After the result was announced Thursday, Diaz-Canel and Castro mounted the dais in front of the National Assembly and embraced in a gesture both real and deeply symbolic.
“The people have given this assembly the mandate to provide continuity to the Cuban Revolution during a crucial, historic moment that will be defined by all that we achieve in the advance of the modernization of our social and economic model,” Diaz-Canel told lawmakers in a televised address, as translated by The Associated Press.
He outlined a vision of gradual policy evolution — and at the same time, he was careful to add that his predecessor, who has led Cuba since his late brother Fidel stepped down in 2008, would remain very much a force in the government. Raul Castro might be passing the presidential torch, as it were, but the 86-year-old leader remains head of the military and the ruling Communist Party.
Castro pledged to lead the party until 2021, at which point Diaz-Canel is expected to replace him in that position, as well.
“I confirm to this assembly that Raul Castro, as first secretary of the Communist Party, will lead the decisions about the future of the country,” Diaz-Canel said, according to the AP. “Cuba needs him, providing ideas and proposals for the revolutionary cause, orienting and alerting us about any error or deficiency, teaching us, and always ready to confront imperialism.”
Still, beneath the promises of continuity rests an important — if symbolic — changing of the guard. At nearly three decades Castro’s junior, Diaz-Canel hails from a generation that wasn’t even alive when Fidel Castro led the revolution ousting military dictator Fulgencio Batista in 1959.
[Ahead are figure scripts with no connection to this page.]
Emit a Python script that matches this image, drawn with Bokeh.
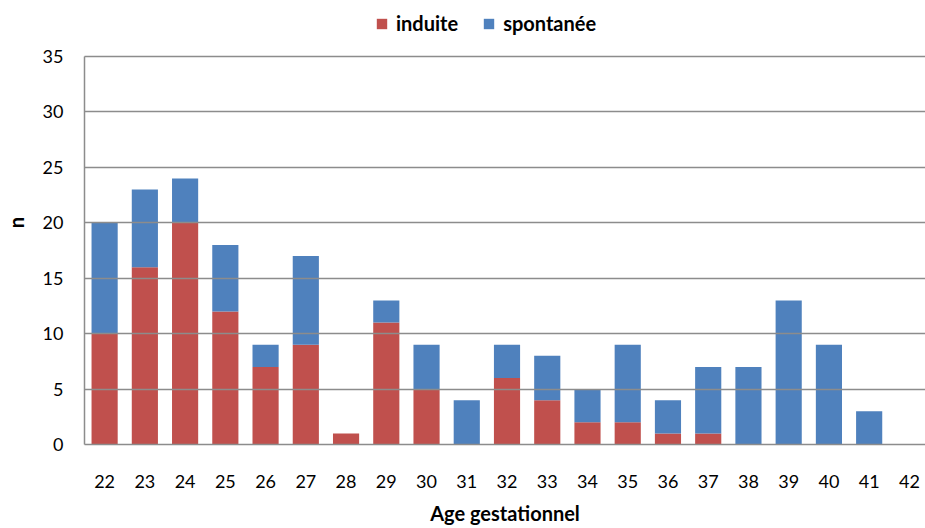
from bokeh.plotting import figure
from bokeh.models import ColumnDataSource, Range1d, Legend, LegendItem, FixedTicker
from bokeh.embed import file_html
from bokeh.resources import INLINE

ages = [22, 23, 24, 25, 26, 27, 28, 29, 30, 31, 32, 33, 34, 35, 36, 37, 38, 39, 40, 41, 42]
induite = [10, 16, 20, 12, 7, 9, 1, 11, 5, 0, 6, 4, 2, 2, 1, 1, 0, 0, 0, 0, 0]
spontanee = [10, 7, 4, 6, 2, 8, 0, 2, 4, 4, 3, 4, 3, 7, 3, 6, 7, 13, 9, 3, 0]
y_ticks = [0, 5, 10, 15, 20, 25, 30, 35]

FONT = "Lato"
GRID = "#8c8c8c"

W, H = 925, 528
TOP_PAD = 56      # room for the legend above the 35 gridline
BOTTOM = 84
frame_h = H - BOTTOM
y_max = y_ticks[-1]
y_end = y_max * frame_h / (frame_h - TOP_PAD)

src = ColumnDataSource(dict(age=ages, induite=induite, spontanee=spontanee))

p = figure(width=W, height=H, output_backend="svg", toolbar_location=None,
           x_range=Range1d(21.5, 42.4), y_range=Range1d(0, y_end),
           min_border_left=83, min_border_right=0, min_border_top=0, min_border_bottom=BOTTOM)

r = p.vbar_stack(["induite", "spontanee"], x="age", width=0.65, source=src,
                 color=["#C0504D", "#4F81BD"], line_color=None)

p.outline_line_color = None
p.xgrid.grid_line_color = None
p.ygrid.grid_line_color = GRID
p.ygrid.grid_line_width = 1.5
p.ygrid.level = "overlay"

p.yaxis.ticker = FixedTicker(ticks=y_ticks)
p.yaxis.bounds = (0, y_max)
p.xaxis.ticker = FixedTicker(ticks=ages)
for ax in (p.xaxis, p.yaxis):
    ax.major_tick_line_color = None
    ax.minor_tick_line_color = None
    ax.axis_line_color = GRID
    ax.axis_line_width = 1.5
    ax.major_label_text_font = FONT
    ax.major_label_text_font_size = "18px"
    ax.major_label_text_color = "#000000"
    ax.axis_label_text_font = FONT
    ax.axis_label_text_font_size = "20px"
    ax.axis_label_text_font_style = "bold"
    ax.axis_label_text_color = "#000000"

p.xaxis.major_label_standoff = 24
p.yaxis.major_label_standoff = 15
p.xaxis.axis_label = "Age gestationnel"
p.xaxis.axis_label_standoff = 10
p.yaxis.axis_label = "n"
p.yaxis.axis_label_standoff = 12

legend = Legend(items=[LegendItem(label="induite", renderers=[r[0]]),
                       LegendItem(label="spontanée", renderers=[r[1]])],
                orientation="horizontal", location=(291, frame_h - 35),
                label_text_font=FONT, label_text_font_size="20px", label_text_font_style="bold",
                label_text_color="#000000",
                glyph_width=13, glyph_height=13, label_standoff=8, spacing=24,
                border_line_color=None, background_fill_alpha=0, margin=0, padding=5)
p.add_layout(legend, "center")

open("out.html", "w").write(file_html(p, INLINE))
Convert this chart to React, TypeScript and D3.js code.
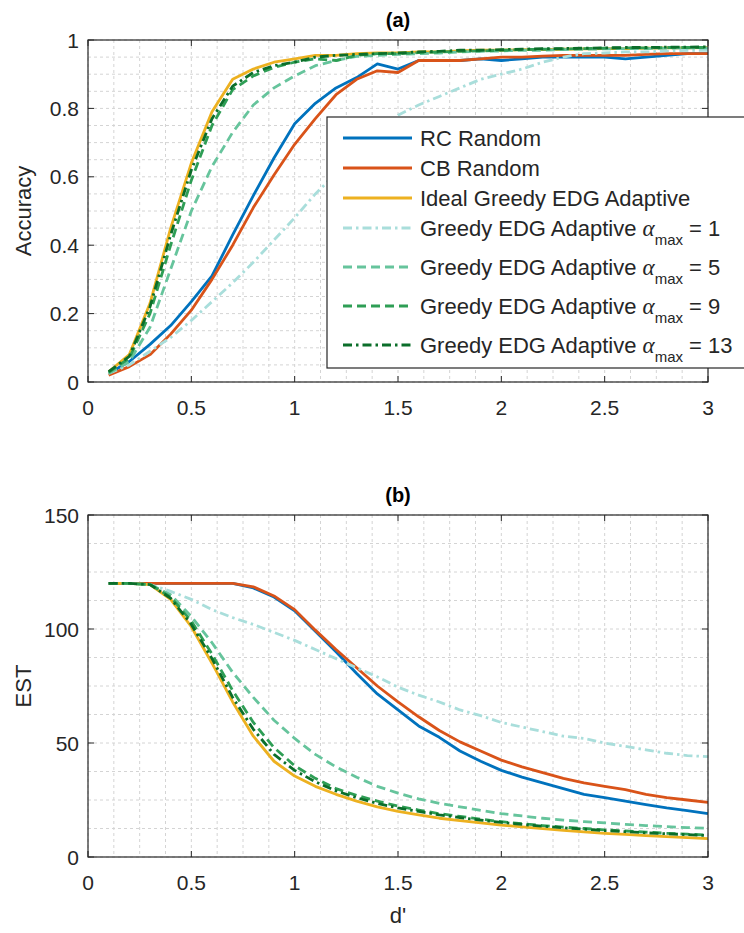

And though he has publicly espoused party orthodoxy, Diaz-Canel has not been a cookie-cutter bureaucrat, exactly. NPR’s Carrie Kahn notes that as a young man, the longtime provincial leader who became first vice president “did sport long hair, loved rock music and even backed a local LGBT-friendly cultural center.”
It remains unclear what his tenure in the presidency will spell for Cuba’s fraught relations with its capitalist neighbor across the Straits of Florida.
Under the Obama administration, it had appeared the U.S. and Cuba, long frozen in stalemate, had been headed for a thaw. The two countries re-established diplomatic relations in 2015, and Cuba even hosted Obama on a state visit not long afterward.
But those newly established ties have frayed since President Trump took office, bringing a much more skeptical view on Cuba into the White House.
It is unlikely to be lost on the average Cuban, and certainly not on Cuban leadership, that this transition of power is occurring almost 57 years to the day since the Bay of Pigs invasion. That disastrous attempt to overthrow Fidel Castro’s then-nascent regime, which was led by Cuban exiles and supported by the CIA, ended within days and in humiliation for the would-be topplers.
For now, though, history weighs less in the balance than in the present for Cubans, many of whom, Carrie reports, are a little reticent to talk politics.
“What everybody is willing to talk about, though, is the poor economy here. On average, you know, a Cuban state salary is about $30 a month. You just can’t live off that here,” she tells All Things Considered.
“So people are hurting,” she adds, “and they really want to see the economy grow.”